• **Task description**
Leave out the pictures, and write out exactly the lines from the beginning of the material to the line holding "1.778, 1.813, 1.832]", that line included, and nothing else.

⁂

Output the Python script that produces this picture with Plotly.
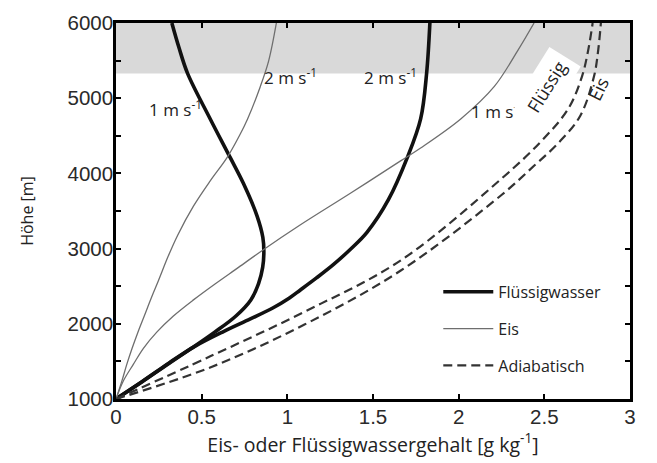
import plotly.graph_objects as go

# ---- data ----
h_fw1 = [1000, 1230, 1460, 1674, 1889, 2104, 2318, 2533, 2750, 2950, 3150, 3436, 3865, 4209, 4724, 5334, 5677, 6000]
x_fw1 = [0, 0.152, 0.3, 0.44, 0.576, 0.70, 0.787, 0.832, 0.856, 0.863, 0.857, 0.823, 0.744, 0.667, 0.55, 0.417, 0.367, 0.326]

h_fw2 = [1000, 1230, 1480, 1700, 1900, 2065, 2210, 2340, 2450, 2610, 2790, 2995, 3220, 3650, 4209, 4724, 5334, 6000]
x_fw2 = [0, 0.152, 0.31, 0.46, 0.63, 0.784, 0.915, 1.01, 1.076, 1.17, 1.27, 1.37, 1.466, 1.59, 1.70, 1.778, 1.813, 1.832]

h_ice2 = [1000, 1245, 1460, 1674, 1889, 2104, 2350, 2576, 2900, 3178, 3564, 3900, 4209, 4500, 4724, 5153, 5497, 6000]
x_ice2 = [0, 0.035, 0.063, 0.094, 0.128, 0.165, 0.207, 0.248, 0.305, 0.36, 0.452, 0.55, 0.648, 0.72, 0.768, 0.842, 0.891, 0.936]

h_ice1 = [1000, 1245, 1460, 1674, 1889, 2104, 2318, 2533, 2750, 2985, 3307, 3736, 4166, 4338, 4724, 5153, 5626, 6000]
x_ice1 = [0, 0.044, 0.101, 0.16, 0.238, 0.335, 0.452, 0.58, 0.715, 0.86, 1.07, 1.368, 1.661, 1.778, 2.012, 2.207, 2.343, 2.44]

h_adl = [1000, 1567, 2160, 2840, 3930, 4423, 4861, 5291, 5626, 6000]
x_adl = [0, 0.55, 1.1, 1.66, 2.25, 2.48, 2.64, 2.72, 2.755, 2.782]

h_adi = [1000, 1420, 1990, 2705, 3713, 4101, 4400, 4767, 5291, 5650, 6000]
x_adi = [0, 0.55, 1.1, 1.66, 2.25, 2.44, 2.58, 2.71, 2.79, 2.815, 2.83]

shade_bottom = 5330
x_ticks = [0, 0.5, 1, 1.5, 2, 2.5, 3]
x_ticktext = ["0", "0.5", "1", "1.5", "2", "2.5", "3"]
y_ticks = [1000, 1500, 2000, 2500, 3000, 3500, 4000, 4500, 5000, 5500, 6000]
y_ticktext = ["1000", "", "2000", "", "3000", "", "4000", "", "5000", "", "6000"]

legend_names = ["Flüssigwasser", "Eis", "Adiabatisch"]

TXT = "Open Sans"
fig = go.Figure()

thick = dict(color="#111111", width=3.6, shape="spline", smoothing=1.0)
thin = dict(color="#6e6e6e", width=1.3, shape="spline", smoothing=1.0)
dash = dict(color="#333333", width=2.2, dash="9px,5px", shape="spline", smoothing=1.0)

fig.add_trace(go.Scatter(x=x_fw1, y=h_fw1, mode="lines", line=thick, name=legend_names[0],
                         legendgroup="a", showlegend=True))
fig.add_trace(go.Scatter(x=x_fw2, y=h_fw2, mode="lines", line=thick, name=legend_names[0],
                         legendgroup="a", showlegend=False))
fig.add_trace(go.Scatter(x=x_ice2, y=h_ice2, mode="lines", line=thin, name=legend_names[1],
                         legendgroup="b", showlegend=True))
fig.add_trace(go.Scatter(x=x_ice1, y=h_ice1, mode="lines", line=thin, name=legend_names[1],
                         legendgroup="b", showlegend=False))
fig.add_trace(go.Scatter(x=x_adl, y=h_adl, mode="lines", line=dash, name=legend_names[2],
                         legendgroup="c", showlegend=True))
fig.add_trace(go.Scatter(x=x_adi, y=h_adi, mode="lines", line=dash, name=legend_names[2],
                         legendgroup="c", showlegend=False))

fig.add_shape(type="rect", xref="paper", yref="y", x0=0, x1=1, y0=shade_bottom, y1=6000,
              fillcolor="#d9d9d9", line_width=0, layer="below")

lab_font = dict(family=TXT, size=17, color="#222222")
annots = [
    dict(x=0.345, y=4860, text="1 m s<sup>-1</sup>"),
    dict(x=1.02, y=5285, text="2 m s<sup>-1</sup>"),
    dict(x=1.602, y=5285, text="2 m s<sup>-1</sup>"),
    dict(x=2.225, y=4835, text="1 m s<sup>-1</sup>"),
]
for a in annots:
    fig.add_annotation(x=a["x"], y=a["y"], text=a["text"], showarrow=False, font=lab_font)
fig.add_annotation(x=2.515, y=5160, text="Flüssig", showarrow=False, textangle=-58,
                   font=dict(family=TXT, size=18, color="#222222"), bgcolor="white", borderpad=6)
fig.add_annotation(x=2.815, y=5120, text="Eis", showarrow=False, textangle=-64,
                   font=dict(family=TXT, size=18, color="#222222"))

axis_common = dict(showline=True, linecolor="black", linewidth=2.5, mirror="ticks",
                   ticks="inside", ticklen=5, tickwidth=2, tickcolor="black",
                   showgrid=False, zeroline=False,
                   tickfont=dict(family="Liberation Sans, Arial", size=20.5, color="#2a2a2a"))

fig.update_layout(
    width=657, height=463,
    margin=dict(l=116, r=27, t=11, b=64),
    paper_bgcolor="white", plot_bgcolor="white",
    xaxis=dict(range=[0, 3], tickmode="array", tickvals=x_ticks, ticktext=x_ticktext,
               title=dict(text="Eis- oder Flüssigwassergehalt [g kg<sup>-1</sup>]",
                          font=dict(family=TXT, size=19.5, color="#222222"), standoff=5),
               ticklabelstandoff=-2,
               **axis_common),
    yaxis=dict(range=[1000, 6000], tickmode="array", tickvals=y_ticks, ticktext=y_ticktext,
               title=dict(text="Höhe [m]", font=dict(family=TXT, size=16, color="#222222"), standoff=30),
               ticklabelstandoff=-4,
               **axis_common),
    legend=dict(x=0.627, y=0.33, xanchor="left", yanchor="top", bgcolor="rgba(0,0,0,0)",
                font=dict(family=TXT, size=16, color="#222222"), tracegroupgap=13,
                itemwidth=50),
    showlegend=True,
)

fig.write_html("out.html")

⁂

• **Expected output**
Output the Python script that produces this picture with Plotly.
import plotly.graph_objects as go

# ---- data ----
h_fw1 = [1000, 1230, 1460, 1674, 1889, 2104, 2318, 2533, 2750, 2950, 3150, 3436, 3865, 4209, 4724, 5334, 5677, 6000]
x_fw1 = [0, 0.152, 0.3, 0.44, 0.576, 0.70, 0.787, 0.832, 0.856, 0.863, 0.857, 0.823, 0.744, 0.667, 0.55, 0.417, 0.367, 0.326]

h_fw2 = [1000, 1230, 1480, 1700, 1900, 2065, 2210, 2340, 2450, 2610, 2790, 2995, 3220, 3650, 4209, 4724, 5334, 6000]
x_fw2 = [0, 0.152, 0.31, 0.46, 0.63, 0.784, 0.915, 1.01, 1.076, 1.17, 1.27, 1.37, 1.466, 1.59, 1.70, 1.778, 1.813, 1.832]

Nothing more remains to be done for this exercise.